Possible error in a proof in Jost's Riemannian Geometry and Geometric Analysis I am reading Jost's Riemannian Geometry and Geometric Analysis, sixth edition. I suspect that there is an error in a proof. First let's define the following:
Let $M$ be a compact, connected, oriented Riemannian manifold. Define an inner product on the set of $p$-forms on $M$ by $$(\alpha,\beta):=\int_M\alpha\wedge\star\beta,$$ where $\star$ is the Hodge star operator.
In the book, page 116, there is the following statement:

Corollary 3.4.1. There exists a constant $c$, depending only on the Riemannian metric of $M$, with the property that for all closed forms $\beta$ that are orthogonal to the kernel of $d^*$, $$(\beta,\beta)\le c(d^*\beta,d^*\beta).$$

Note $d^*=(-1)^{n(p+1)+1}\star d\star$ when acting on $p$-form, where $n$ is the dimension of $M$.
Later on, on page 118, when trying to prove that the linear functional $\ell:d^*(\Omega^p(M))\to\Bbb R$,$\ell(d^*\varphi)=(\eta,\varphi)$ is bounded for a certain $\eta$, there is the following construction:

For $\varphi\in\Omega^p(M)$, let $\pi(\varphi)$ be the orthogonal projection onto the kernel of $d^*$, and $\psi:=\varphi-\pi(\varphi)$; in particular $d^*\varphi=d^*\psi$.
Since $\psi$ is orthogonal to the kernel of $d^*$, by Corollary 3.4.1, $\lVert \psi\rVert_{L^2}\le c\lVert d^*\psi\rVert_{L^2}=c\lVert d^*\varphi\rVert_{L^2}$.
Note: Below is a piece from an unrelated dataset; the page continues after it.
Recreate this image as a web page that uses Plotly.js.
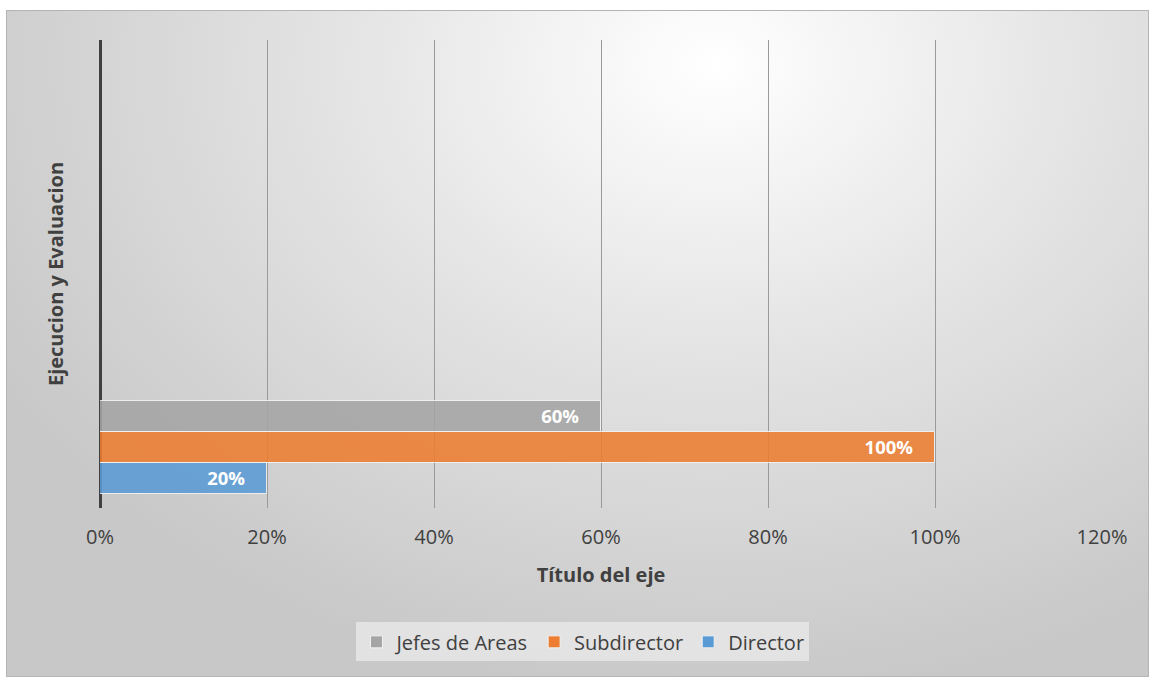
<!DOCTYPE html>
<html>
<head>
<meta charset="utf-8">
<script src="https://cdn.plot.ly/plotly-3.0.1.min.js"></script>
<style>
  body { margin: 0; background: #ffffff; }
  #chart {
    position: absolute; left: 6px; top: 10px;
    width: 1141px; height: 665px;
    border: 1px solid #b4b4b4;
    background: radial-gradient(ellipse 72% 95% at 62% 8%, #ffffff 0%, #e4e4e4 45%, #c8c8c8 100%);
  }
</style>
</head>
<body>
<div id="chart"></div>
<script>
var categories = ['Ejecucion y Evaluacion'];
var director = [0.20];
var subdirector = [1.00];
var jefes = [0.60];

function serie(name, values, color) {
  return {
    type: 'bar',
    orientation: 'h',
    name: name,
    y: categories,
    x: values,
    marker: {color: color, opacity: 0.88, line: {color: '#f2f2f2', width: 1}},
    texttemplate: '%{x:.0%}\u2003',
    textposition: 'inside',
    insidetextanchor: 'end',
    textfont: {family: 'Open Sans', size: 20, color: '#ffffff', weight: 'bold'},
    hoverinfo: 'name+x'
  };
}

var data = [
  serie('Director', director, '#5b9bd5'),
  serie('Subdirector', subdirector, '#ed7d31'),
  serie('Jefes de Areas', jefes, '#a5a5a5')
];

var layout = {
  width: 1141,
  height: 665,
  margin: {l: 93, r: 46, t: 29, b: 168},
  paper_bgcolor: 'rgba(0,0,0,0)',
  plot_bgcolor: 'rgba(0,0,0,0)',
  font: {family: 'Open Sans', size: 20, color: '#404040'},
  barmode: 'group',
  bargap: 0,
  bargroupgap: 0,
  xaxis: {
    range: [0, 1.2],
    dtick: 0.2,
    tickformat: '.0%',
    showgrid: true,
    gridcolor: '#9a9a9a',
    gridwidth: 1,
    zeroline: true,
    zerolinecolor: '#404040',
    zerolinewidth: 3,
    ticks: 'outside',
    ticklen: 11,
    tickcolor: 'rgba(0,0,0,0)',
    tickfont: {size: 20, color: '#404040'},
    automargin: false,
    title: {text: 'Título del eje', font: {size: 20, color: '#404040', weight: 'bold'}, standoff: 18}
  },
  yaxis: {
    type: 'category',
    range: [-0.65, 4.38],
    showticklabels: false,
    showgrid: false,
    zeroline: false,
    showline: false,
    ticks: '',
    automargin: false,
    title: {text: 'Ejecucion y Evaluacion', font: {size: 20, color: '#404040', weight: 'bold'}, standoff: 30}
  },
  showlegend: true,
  legend: {
    orientation: 'h',
    traceorder: 'reversed',
    x: 0.482,
    xanchor: 'center',
    y: -0.286,
    yanchor: 'middle',
    bgcolor: 'rgba(236,236,236,0.7)',
    font: {size: 20, color: '#404040'},
    itemwidth: 30
  }
};

Plotly.newPlot('chart', data, layout, {displayModeBar: false});
</script>
</body>
</html>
I am not sure if the use of Corollary 3.4.1 for deducing the last inequality is correct, because I do not know if $\psi$ is closed. Can we prove that $\psi$ is actually closed? If not, how can we fix the proof?
Edit: note that the proof in the book comes before Hodge decomposition theorem, so I cannot use this theorem.
 A: You should know the following elementary properties of the codifferential $d^*$:


*

*the adjoint relation $(d \psi, \omega) = (\psi, d^* \omega)$, often taken as the definition of $d^*$; and

*the fact $d^* \circ d^* = 0,$ which follows from $d \circ d = 0$.


To show $d \psi = 0$ it suffices to show $(d \psi, \omega) = 0$ for an arbitrary 2-form $\omega$. From the first fact above we know $(d \psi, \omega) = (\psi, d^* \omega).$ The second fact tells us that $d^* (d^* \omega) = 0$, so $d^* \omega$ is in the kernel of $d^*$ and thus $(\psi, d^* \omega) = 0$ since we were given $\psi \perp \ker d^*.$
A: The fact that $\psi$ is closed (and in fact exact) follows on a compact manifold from the Hodge decomposition.
This states that any form decomposes orthogonally into an exact form, a co-exact form, and a harmonic form. In other words, we can write 
$$\psi = d\alpha + d^*\beta + \gamma$$
for $\gamma$ harmonic.
On a compact manifold, harmonic forms are both closed and co-closed. Therefore, if $\psi$ is orthogonal to the co-closed forms, it follows that $\psi = d\alpha$, meaning $\psi$ is exact.
This might be a bit overkill, though.